The good news about shame is that its haze of unreason can dissipate rather quickly. It took only four years after the Salem witch trials for a dozen of its former jurors to sign a declaration of regret. It took only 13 years after the Spears ordeal for American pop culture to take a hard look at itself. Will Carano one day merit a similar revision? After the passions of the present culture war have cooled? The line on Spears is that society attacked her because she was a strong and successful woman; that certainly applies to MMA fighter Carano. Yet even if we do revisit Carano’s treatment, it may be that by then we’ve only moved on to shaming someone else. Once we shamed Spears out of sexism; now we shame anyone whom we arbitrarily deem to be a sexist. The criteria shift, but the bloodthirst remains the same.
That’s the thing about shame: It’s easy.
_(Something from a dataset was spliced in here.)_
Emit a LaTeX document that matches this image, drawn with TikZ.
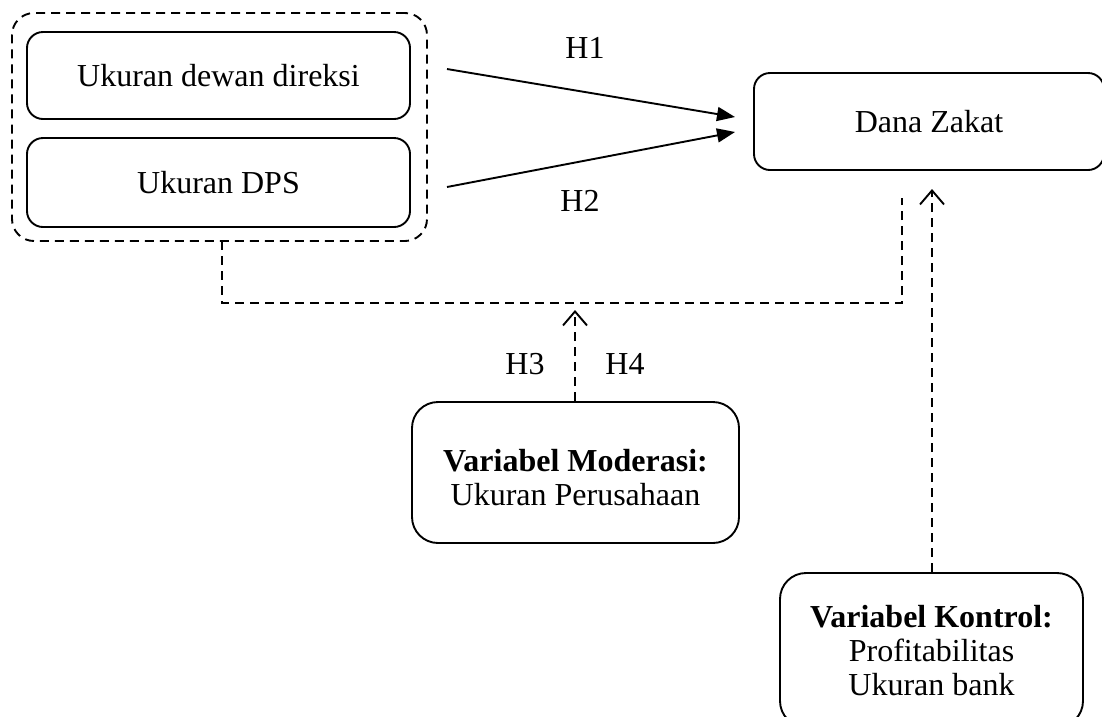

The reason “The Lottery”—the short story on which that South Park episode is based—is so chilling is the same reason that all of Shirley Jackson’s fiction is chilling: the intermingling of the horrible with the mundane. The titular lottery, the selection of a human sacrifice, is done annually and is thus routine; one old-timer proudly announces that this is his seventy-seventh time. The townspeople chatter with each other while those who lead the ceremony fumble through various rules. Even after the victim is selected, ending her life only means lobbing a few stones. Likewise, there is a yawning disconnect between how simple it is to send a hateful tweet—or snap a photo or vote for an ostracism—and the profound disruption it can cause the victim in real life.
In the end, it’s all a bit pathetic, really. We shame not just because we’re human but because it’s one of the laziest forms of catharsis we have.